The announcement marks a move by Nvidia to address the exponential rise in AI compute requirements posed by the three laws of scaling: model pre-training, post-training, and test-time scaling, where AI models generate better results by spending more compute cycles thinking during the inference stage.

Speaking at a virtual media briefing ahead of CES 2026, Dion Harris, Nvidia’s senior director of high-performance computing and AI hyperscale infrastructure, detailed the Vera Rubin NVL72, a fully liquid-cooled rack-scale system that integrates six distinct chips, including the new Vera CPU and Rubin graphics processing unit (GPU).

“Over the last year, we’ve seen an incredible leap in the intelligence of language models,” said Harris. “Top models like Kimi K2 Thinking employ reasoning during inference, generating more tokens for better answers. This increase in tokens requires an increase in compute.”

The Vera Rubin platform succeeds the current-generation Blackwell architecture, boasting performance leaps.
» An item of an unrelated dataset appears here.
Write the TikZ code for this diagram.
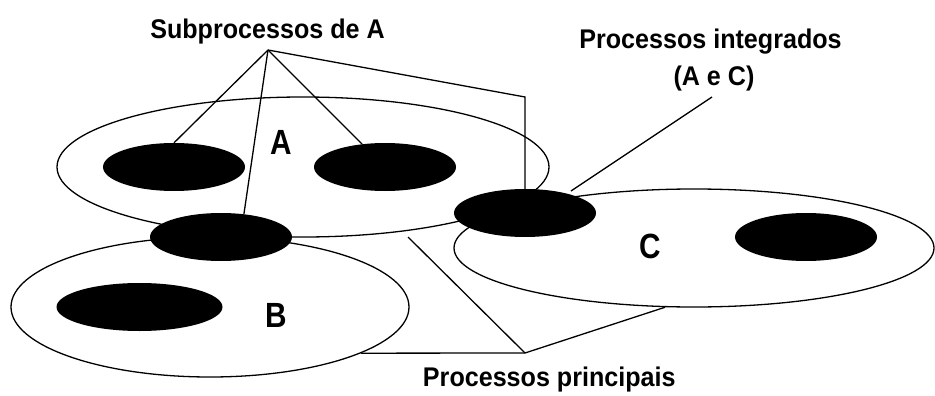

The new Rubin GPU features high-bandwidth memory with bandwidths of up to 22 terabytes per second and a third-generation transformer engine.

Compared to Blackwell, the Rubin GPU is five times faster for inferencing tasks and 3.5 times faster in crunching training workloads, according to Nvidia. The system is built to handle mixture-of-experts (MoE) models, which require massive all-to-all communication between GPUs.

“Rubin provides the performance necessary for the most demanding MoE models,” Harris said. “With the Vera Rubin architecture, we're helping our partners and customers build the world's largest, most advanced AI systems at the lowest cost.”

On the CPU side, Harris said Vera is built for data movement and agentic processing with 88 custom Olympus Arm cores. “Vera doubles data processing, compression and code compilation performance versus our prior-generation Grace CPU across MoE training and inference,” he added.

A key technical hurdle being addressed by Vera Rubin is the management of KV cache, the context memory required for long-running AI interactions. As AI agents maintain state over time, GPU memory becomes a scarce resource.

To that end, Nvidia announced the inference context memory storage platform that creates a tier of memory specifically for inference. Placed between the GPU and traditional storage, it is powered by Nvidia’s BlueField-4 data processing unit (DPU) and Spectrum-X Ethernet networking.

“Compared to traditional network storage used in inference contexts, this platform delivers up to five times more tokens per second, five times better performance per TCO [total cost of ownership] dollar, and five times better power efficiency, which translates directly into higher throughput, lower latency, and more predictable behaviour,” Harris said.

Nvidia confirmed that Vera Rubin-based products will be available from partners in the second half of 2026, with Microsoft Azure and CoreWeave among the first cloud service providers to deploy instances.